Democratic Gov. Gretchen Whitmer has been critical of the law. Her office did not directly answer whether it would support a repeal of the read-or-flunk portion of the law, saying there is “more work to do to make Michigan a top-10 state for literacy.”
“We are currently working with the incoming leaders on a legislative agenda for next year that will help families across the state, but continuing to make historic investments to help our children succeed will be a top priority,” the office said.
Research is mixed
Michigan’s law was passed in 2016, but it’s taken a few years for the mandatory retention component to take effect.
The retention part of the law didn’t start until the 2019-2020 school year, and the COVID-19 pandemic prompted the state to cancel the Michigan Student Test of Educational Progress (M-STEP) in spring of 2020.
That means students didn’t start to get held back under the law until fall of 2021.
There are 17 states that require third grade retention and eight states that allow for retention but do not require it, according to the National Conference of State Legislatures.
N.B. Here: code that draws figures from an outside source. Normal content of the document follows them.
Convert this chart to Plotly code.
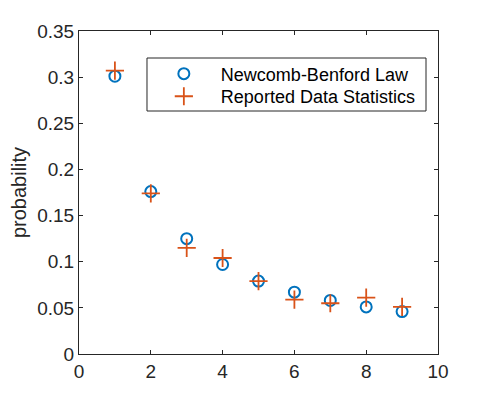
import plotly.graph_objects as go

digits = [1, 2, 3, 4, 5, 6, 7, 8, 9]
benford = [0.301, 0.176, 0.125, 0.097, 0.079, 0.067, 0.058, 0.051, 0.046]
reported = [0.307, 0.174, 0.115, 0.104, 0.079, 0.059, 0.055, 0.061, 0.051]

blue = "#0072BD"
orange = "#D95319"
font = "Liberation Sans, Arial, sans-serif"

fig = go.Figure()
fig.add_trace(go.Scatter(
    x=digits, y=benford, mode="markers", name="Newcomb-Benford Law", legend="legend",
    marker=dict(symbol="circle-open", size=11, color=blue, line=dict(width=2, color=blue))
))
fig.add_trace(go.Scatter(
    x=digits, y=reported, mode="markers", name="Reported Data Statistics", legend="legend2",
    marker=dict(symbol="cross-thin-open", size=13, color=orange, line=dict(width=1.8, color=orange))
))

axis_common = dict(
    showgrid=False, zeroline=False, showline=True, linecolor="#262626", linewidth=1,
    mirror="ticks", ticks="inside", ticklen=4, tickcolor="#262626",
    tickfont=dict(family=font, size=19, color="#262626"),
)
fig.update_xaxes(range=[0, 10], tickvals=[0, 2, 4, 6, 8, 10], **axis_common)
fig.update_yaxes(range=[0, 0.35], tickvals=[0, 0.05, 0.1, 0.15, 0.2, 0.25, 0.3, 0.35],
                 ticktext=["0", "0.05", "0.1", "0.15", "0.2", "0.25", "0.3", "0.35"],
                 title=dict(text="probability", font=dict(family=font, size=20, color="#262626"), standoff=6),
                 **axis_common)

# one legend per row so the rows sit as tight as the original; box drawn as a shape
leg = dict(x=0.189, xanchor="left", yanchor="middle", borderwidth=0,
           bgcolor="rgba(0,0,0,0)", font=dict(family=font, size=18, color="#000000"),
           itemwidth=64)
fig.add_shape(type="rect", xref="paper", yref="paper",
              x0=0.1894, x1=0.9666, y0=0.7523, y1=0.9164,
              line=dict(color="#262626", width=1), fillcolor="white", layer="below")

# page body adds an 8px offset, so the figure is sized to fit the window
fig.update_layout(
    width=476, height=390,
    margin=dict(l=71, r=46, t=23, b=44, autoexpand=False),
    plot_bgcolor="white", paper_bgcolor="white",
    showlegend=True,
    legend=dict(y=0.867, **leg),
    legend2=dict(y=0.797, **leg),
)

fig.write_html("out.html")
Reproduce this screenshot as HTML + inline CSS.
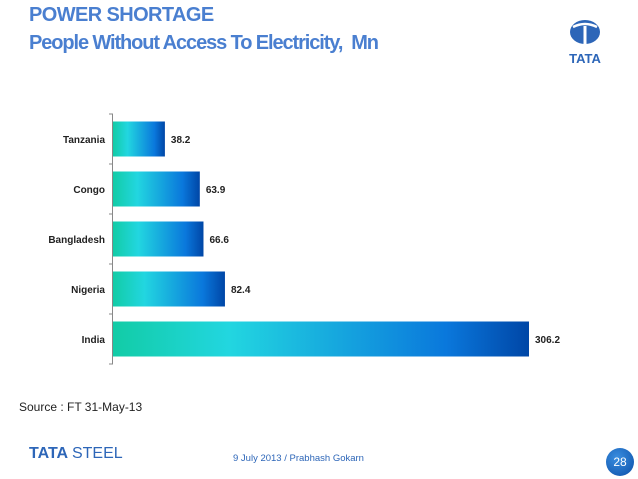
<!DOCTYPE html>
<html><head><meta charset="utf-8"><style>
body{margin:0;width:638px;height:479px;background:#fff;overflow:hidden;font-family:"Liberation Sans",sans-serif;position:relative}
.t{position:absolute;color:#4a7fd0;font-weight:bold;letter-spacing:-0.6px}
</style></head><body>
<div class="t" style="left:29px;top:4px;font-size:20px">POWER SHORTAGE</div>
<div class="t" style="left:29px;top:32px;font-size:20px;letter-spacing:-1.1px">People Without Access To Electricity,&nbsp; Mn</div>
<svg style="position:absolute;left:560px;top:18px" width="50" height="48" viewBox="0 0 50 48">
<ellipse cx="25" cy="14" rx="15" ry="12" fill="#2d66b8"/>
<rect x="23.5" y="8" width="3" height="18" fill="#fff"/>
<path d="M13 9 Q25 3 37 9" stroke="#fff" stroke-width="2.5" fill="none"/>
<text x="25" y="45" text-anchor="middle" font-family="Liberation Sans" font-weight="bold" font-size="13" fill="#2d66b8">TATA</text>
</svg>
<svg id="chart" style="position:absolute;left:0;top:0" width="638" height="479">
<defs><linearGradient id="g" x1="0" x2="1" y1="0" y2="0">
<stop offset="0" stop-color="#12cca6"/><stop offset="0.28" stop-color="#22d6e0"/><stop offset="0.8" stop-color="#0a78dc"/><stop offset="1" stop-color="#0046a6"/></linearGradient></defs>
</svg>
<div style="position:absolute;left:19px;top:400px;font-size:12px;color:#222">Source : FT 31-May-13</div>
<div style="position:absolute;left:29px;top:445px;font-size:16px;font-weight:bold;color:#2d66b8">TATA <span style="font-weight:normal">STEEL</span></div>
<div style="position:absolute;left:233px;top:453px;font-size:9.5px;color:#2d66b8">9 July 2013 / Prabhash Gokarn</div>
<div style="position:absolute;left:606px;top:448px;width:28px;height:28px;border-radius:50%;background:radial-gradient(circle at 40% 35%,#3a8ee0,#0b4fa8);color:#fff;font-size:12px;text-align:center;line-height:28px">28</div>
<script>
const categories=["Tanzania","Congo","Bangladesh","Nigeria","India"];
const values=[38.2,63.9,66.6,82.4,306.2];
const labels=["38.2","63.9","66.6","82.4","306.2"];
const svg=document.getElementById('chart');const NS='http://www.w3.org/2000/svg';
const x0=113,pxPer=416/306.2,top0=114,band=50,bh=35;
const xs=v=>x0+v*pxPer, ys=i=>top0+i*band;
function mk(t,a){const e=document.createElementNS(NS,t);for(const k in a)e.setAttribute(k,a[k]);svg.appendChild(e);return e;}
const ax=mk('line',{x1:x0-0.5,x2:x0-0.5,y1:top0,y2:top0+band*categories.length,stroke:'#888','stroke-width':1});


for(let i=0;i<=categories.length;i++){const tk=mk('line',{x1:x0-4,x2:x0,y1:ys(i),y2:ys(i),stroke:'#888'});

}
categories.forEach((c,i)=>{
const y=ys(i)+(band-bh)/2;
const r=mk('rect',{x:x0,y:y,width:xs(values[i])-x0,height:bh,fill:'url(#g)'});


const l=mk('text',{x:x0-8,y:y+bh/2+4,'text-anchor':'end','font-size':10,'font-weight':'bold','font-family':'Liberation Sans',fill:'#222'});l.textContent=c;


const v=mk('text',{x:xs(values[i])+6,y:y+bh/2+4,'font-size':10,'font-weight':'bold','font-family':'Liberation Sans',fill:'#222'});v.textContent=labels[i];


});
</script>
</body></html>
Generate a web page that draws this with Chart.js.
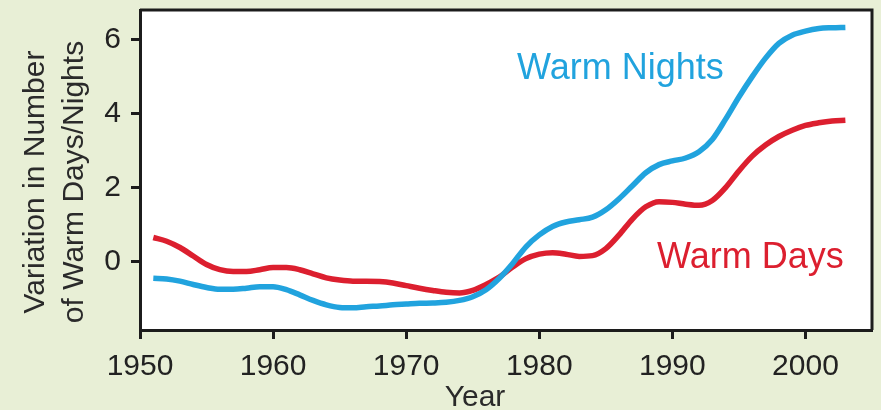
<!DOCTYPE html>
<html>
<head>
<meta charset="utf-8">
<script src="https://cdn.jsdelivr.net/npm/chart.js@4.4.1/dist/chart.umd.min.js"></script>
<style>
  html, body { margin: 0; padding: 0; background: #e8efd6; }
  #wrap { width: 881px; height: 410px; position: relative; }
</style>
</head>
<body>
<div id="wrap"><canvas id="chart"></canvas></div>
<script>
// Years 1951-2003, smoothed anomaly in number of warm days / nights
const years = [
  1951, 1952, 1953, 1954, 1955, 1956, 1957, 1958, 1959, 1960,
  1961, 1962, 1963, 1964, 1965, 1966, 1967, 1968, 1969, 1970,
  1971, 1972, 1973, 1974, 1975, 1976, 1977, 1978, 1979, 1980,
  1981, 1982, 1983, 1984, 1985, 1986, 1987, 1988, 1989, 1990,
  1991, 1992, 1993, 1994, 1995, 1996, 1997, 1998, 1999, 2000,
  2001, 2002, 2003
];

const warmDays = [
  0.65, 0.55, 0.38, 0.15, -0.08, -0.22, -0.27, -0.27, -0.22, -0.16,
  -0.16, -0.22, -0.33, -0.44, -0.50, -0.53, -0.53, -0.54, -0.58, -0.65,
  -0.72, -0.78, -0.83, -0.85, -0.78, -0.62, -0.42, -0.15, 0.08, 0.20,
  0.24, 0.20, 0.14, 0.16, 0.35, 0.72, 1.15, 1.48, 1.62, 1.60,
  1.55, 1.52, 1.65, 2.00, 2.45, 2.85, 3.15, 3.38, 3.55, 3.68,
  3.75, 3.80, 3.82
];

const warmNights = [
  -0.45, -0.47, -0.53, -0.62, -0.70, -0.75, -0.75, -0.72, -0.68, -0.68,
  -0.76, -0.90, -1.05, -1.17, -1.24, -1.25, -1.22, -1.20, -1.17, -1.15,
  -1.13, -1.12, -1.10, -1.05, -0.95, -0.76, -0.45, -0.05, 0.40, 0.72,
  0.95, 1.07, 1.13, 1.20, 1.40, 1.70, 2.05, 2.40, 2.62, 2.72,
  2.80, 2.97, 3.30, 3.85, 4.45, 5.00, 5.50, 5.90, 6.12, 6.23,
  6.30, 6.32, 6.33
];

const xTicks = [1950, 1960, 1970, 1980, 1990, 2000];
const yTicks = [0, 2, 4, 6];

const INK = '#1c1c1c';
const BLUE = '#21a3de';
const RED = '#dc1f2f';
const FONT = '"Liberation Sans", Arial, Helvetica, sans-serif';

const points = vals => years.map((yr, i) => ({ x: yr, y: vals[i] }));

/* white plot panel, top/right frame, and free text */
const decor = {
  id: 'decor',
  beforeDraw(chart) {
    const { ctx, chartArea: a } = chart;
    ctx.save();
    ctx.fillStyle = '#ffffff';
    ctx.fillRect(a.left, a.top, a.right - a.left, a.bottom - a.top);
    ctx.restore();
  },
  afterDraw(chart) {
    const { ctx, chartArea: a } = chart;
    ctx.save();
    ctx.strokeStyle = INK;
    ctx.lineWidth = 3;
    ctx.beginPath();
    ctx.moveTo(a.left, a.top);
    ctx.lineTo(a.right, a.top);
    ctx.lineTo(a.right, a.bottom);
    ctx.stroke();

    // series labels
    ctx.textBaseline = 'alphabetic';
    ctx.textAlign = 'left';
    ctx.font = '36px ' + FONT;
    ctx.fillStyle = BLUE;
    ctx.fillText('Warm Nights', 517, 79);
    ctx.fillStyle = RED;
    ctx.fillText('Warm Days', 657, 268);

    // axis titles
    ctx.fillStyle = '#2a2a2a';
    ctx.font = '30px ' + FONT;
    ctx.textAlign = 'center';
    ctx.fillText('Year', 475, 406);

    ctx.translate(0, 182);
    ctx.rotate(-Math.PI / 2);
    ctx.fillText('Variation in Number', 0, 44);
    ctx.fillText('of Warm Days/Nights', 0, 83);
    ctx.restore();
  }
};

new Chart(document.getElementById('chart'), {
  type: 'line',
  data: {
    datasets: [
      {
        label: 'Warm Nights',
        data: points(warmNights),
        borderColor: BLUE,
        borderWidth: 5.5,
        pointRadius: 0,
        tension: 0.4,
        cubicInterpolationMode: 'monotone',
      },
      {
        label: 'Warm Days',
        data: points(warmDays),
        borderColor: RED,
        borderWidth: 5.5,
        pointRadius: 0,
        tension: 0.4,
        cubicInterpolationMode: 'monotone',
      },
    ],
  },
  options: {
    responsive: true,
    maintainAspectRatio: false,
    animation: false,
    layout: { padding: { left: 0, top: 10, right: 9, bottom: 0 } },
    plugins: {
      legend: { display: false },
      tooltip: { enabled: false },
    },
    scales: {
      x: {
        type: 'linear',
        min: 1950,
        max: 2005,
        afterFit: s => { s.height = 80; s.paddingLeft = 0; s.paddingRight = 0; },
        afterBuildTicks: s => { s.ticks = xTicks.map(v => ({ value: v })); },
        ticks: {
          color: '#222',
          font: { family: FONT, size: 30 },
          padding: 10,
          maxRotation: 0,
          callback: v => String(v),
        },
        grid: {
          drawOnChartArea: false,
          drawTicks: true,
          tickLength: 9,
          tickWidth: 3,
          tickColor: INK,
        },
        border: { color: INK, width: 3 },
      },
      y: {
        min: -1.85,
        max: 6.8,
        afterFit: s => { s.width = 140; s.paddingTop = 0; s.paddingBottom = 0; },
        afterBuildTicks: s => { s.ticks = yTicks.map(v => ({ value: v })); },
        ticks: {
          color: '#222',
          font: { family: FONT, size: 30 },
          padding: 10,
        },
        grid: {
          drawOnChartArea: false,
          drawTicks: true,
          tickLength: 9,
          tickWidth: 3,
          tickColor: INK,
        },
        border: { color: INK, width: 3 },
      },
    },
  },
  plugins: [decor],
});
</script>
</body>
</html>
California was the first state to enact a third grade reading law, according to the conference.
If Democrats amend the law, Michigan could join Nevada in eliminating the mandatory retention, while Oklahoma lawmakers have amended its third grade reading law multiple times since enacting it. Tennessee lawmakers are also weighing changes.
Strunk said student achievement was initially increasing in English Language Arts, but then COVID-19 upended schools in Michigan and nationwide.
“Pre-retention, the law seemed to be working and that’s the coaching, the [professional development], the staffing, the attention to the law,” she said.
Michigan fourth grade students recorded their lowest reading scores in 30 years, according to results from spring testing of the National Assessment of Educational Progress (NAEP), often called the nation’s report card.
The national test allows for comparisons among states. Michigan’s fourth grade average scale reading score ranked 40th in nation. Reading and math scores dropped from 2019 to 2022 in every state. Experts said it was no surprise given the extreme disruptions COVID-19 caused schools.
While research is limited in Michigan, studies in other states have found that holding students back can help them academically for a short period, but gains eventually fade.
Research also shows students who are older than their peers in their grade are more likely to be bullied or be bullies. A different study shows that being old for a grade or being retained in a grade is associated with increased rates of behavioral problems.
In a new working paper about Indiana’s retention policy, researchers found that third grade retention improves students’ English Language Arts and math achievement “immediately and substantially.”
The effects continued into middle school too. The researchers did not find evidence on student attendance or discipline incidents.
Florida implemented its third grade reading law in 2003. That year, there were 21,799 third grade students retained compared to 4,819 the year before, a 2017 study reports.
Researchers compared students with similar test scores: students who were just under the eligibility cut off and were likely to be retained and those who scored just above the cutoff and were likely to not be retained. Researchers found that test-based retention increased reading and math achievement in the short run. When students who were held back in third grade entered high school, they tended to have higher grade point averages and less likely to need remedial courses.
“Whether the results were positive or negative depends a little bit on what your expectations were,” Martin West, one of the authors and professor at the Harvard Graduate School of Education, told Bridge.
“Critics of retention warned that the students wouldn't benefit academically and would be much less likely to complete high school as a result of being retained. And we did not see those adverse outcomes emerge.”
“At the same time, it’s clear that retention did not put students on a fundamentally different trajectory when it comes to their long-term outcomes.”